La película tiene buenos momentos: la escena de la carta,
avanzada en un prólogo en forma de flashforward
y más tarde desarrollada; el extrañamiento del encuentro entre esclavos
e indios en pleno bosque; la secuencia sostenida, sobria y brutal a un tiempo
del ahorcamiento; el largo suplicio de la esclava Patsey y en general todos los
momentos en que aparece este personaje; el esclarecedor té que Mrs. Shaw (Alfre
Woodard en un personaje que, lamentablemente, no vuelve a aparecer) ofrece a
Solomon y Patsey... Grandes momentos, sí, pero que parecen aislados, como
piezas autónomas dentro de un conjunto algo deslavazado, donde los hechos a
veces suceden de una manera un poco arbitraria contribuyendo mínimamente a la progresión dramática de la
historia. Steve McQueen es capaz de componer hermosos tableaux vivants,
encuadra perfectamente ofreciendo ricas perspectivas, y permite que sus actores
se luzcan, pero en este caso le falta algo de la fluidez narrativa de anteriores
films.
Es una lástima que el tema del racismo y del aprovechamiento
inmisericorde de seres humanos para el enriquecimiento de unas clases altas que
simbolizaban el progreso de un país, cimentado como tantos otros en la desigual
lucha darwinista, haya perdido aquí la oportunidad de, si no zanjar la
utilización exploit del esclavismo, sí crear un debate oportuno, y erigir una obra
emblemática, perdurable, un nuevo paradigma.
José
Antonio Montero.
Este comentario ha sido eliminado por el autor.
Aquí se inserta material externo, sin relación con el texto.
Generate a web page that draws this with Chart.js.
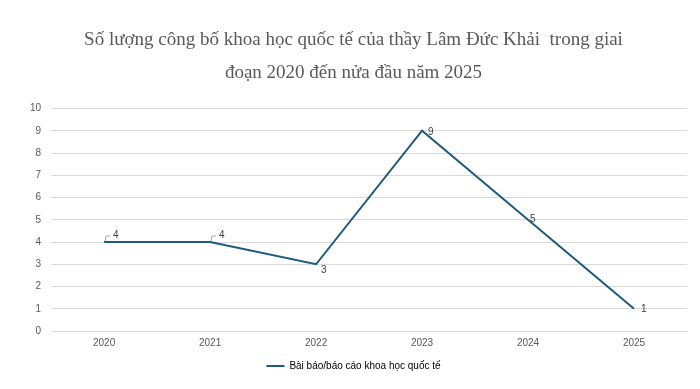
<!DOCTYPE html>
<html>
<head>
<meta charset="utf-8">
<script src="https://cdn.jsdelivr.net/npm/chart.js@4/dist/chart.umd.min.js"></script>
<style>
  html, body { margin: 0; padding: 0; background: #fff; }
  #wrap { width: 700px; height: 389px; }
</style>
</head>
<body>
<div id="wrap"><canvas id="chart"></canvas></div>
<script>
// Data
const years = ['2020', '2021', '2022', '2023', '2024', '2025'];
const papers = [4, 4, 3, 9, 5, 1];
const seriesName = 'Bài báo/báo cáo khoa học quốc tế';
const titleLines = [
  'Số lượng công bố khoa học quốc tế của thầy Lâm Đức Khải  trong giai',
  'đoạn 2020 đến nửa đầu năm 2025'
];
const yTicks = [0, 1, 2, 3, 4, 5, 6, 7, 8, 9, 10];

const lineColor = '#1d5b7d';

// value labels to the right of each point (with small leader for the first two)
const valueLabels = {
  id: 'valueLabels',
  afterDatasetsDraw(chart) {
    const ctx = chart.ctx;
    const meta = chart.getDatasetMeta(0);
    ctx.save();
    ctx.font = '10px "Liberation Sans", Arial, sans-serif';
    ctx.fillStyle = '#404040';
    ctx.textBaseline = 'middle';
    meta.data.forEach((pt, i) => {
      const v = papers[i];
      let x = pt.x + 5, y = pt.y + 6;
      if (i === 0 || i === 1) {
        // callout leader
        ctx.strokeStyle = '#a6a6a6';
        ctx.lineWidth = 1;
        ctx.beginPath();
        ctx.moveTo(pt.x + 1, pt.y - 1);
        ctx.lineTo(pt.x + 2, pt.y - 6);
        ctx.lineTo(pt.x + 6, pt.y - 6);
        ctx.stroke();
        x = pt.x + 9; y = pt.y - 7;
      } else if (i === 3) {
        x = pt.x + 6; y = pt.y + 1;
      } else if (i === 4) {
        x = pt.x + 2; y = pt.y - 1;
      } else if (i === 5) {
        x = pt.x + 7; y = pt.y;
      }
      ctx.fillText(String(v), x, y);
    });
    ctx.restore();
  }
};

new Chart(document.getElementById('chart'), {
  type: 'line',
  data: {
    labels: years,
    datasets: [{
      label: seriesName,
      data: papers,
      borderColor: lineColor,
      backgroundColor: lineColor,
      borderWidth: 2,
      pointRadius: 0,
      tension: 0
    }]
  },
  options: {
    responsive: true,
    maintainAspectRatio: false,
    animation: false,
    layout: { padding: { left: 20, right: 13, top: 15, bottom: 8 } },
    plugins: {
      title: {
        display: true,
        text: titleLines,
        color: '#595959',
        font: { family: '"Liberation Serif", "DejaVu Serif", serif', size: 19, weight: 'normal', lineHeight: 1.75 },
        padding: { top: 8, bottom: 19 }
      },
      legend: {
        position: 'bottom',
        labels: {
          color: '#595959',
          font: { family: '"Liberation Sans", Arial, sans-serif', size: 10 },
          boxWidth: 18,
          boxHeight: 2,
          padding: 6,
          generateLabels(chart) {
            return [{
              text: seriesName,
              fillStyle: lineColor,
              strokeStyle: lineColor,
              lineWidth: 0,
              datasetIndex: 0
            }];
          }
        }
      },
      tooltip: { enabled: false }
    },
    scales: {
      x: {
        offset: true,
        grid: { display: false, drawTicks: false },
        border: { color: '#d9d9d9' },
        ticks: {
          color: '#595959',
          font: { family: '"Liberation Sans", Arial, sans-serif', size: 10 },
          padding: 6
        }
      },
      y: {
        min: 0,
        max: 10,
        afterBuildTicks(axis) { axis.ticks = yTicks.map(v => ({ value: v })); },
        grid: { color: '#d9d9d9', drawTicks: false },
        border: { display: false },
        ticks: {
          color: '#595959',
          font: { family: '"Liberation Sans", Arial, sans-serif', size: 10 },
          padding: 10
        }
      }
    }
  },
  plugins: [valueLabels]
});
</script>
</body>
</html>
ResponderEliminarQué bien has expuesto las contradicciones de la película! La sensación que tuve al verla fue que se trataba de un trabajo que, si lo miraba racionalmente, era probablemente irreprochable, pero que, mientras lo estaba viendo, no me transmitía su posible grandeza: tú has sabido explicar en el texto lo que yo no supe explicarme. Quizá echo de menos que no hayas hablado de que McQueen viene del mundo del arte: eso hace más peculiar la tensión de la película entre lo autoral y lo espectacular, entre el rigor y el anhelo de Óscar. Por último, sólo un apunte: conviene tener en cuenta que "La lista de Schindler" fue una película tan celebrada como discutida y muchos no vieron bien el uso de determinados recursos dramáticos por parte de Spielberg: por ejemplo, el suspense en la escena de las duchas.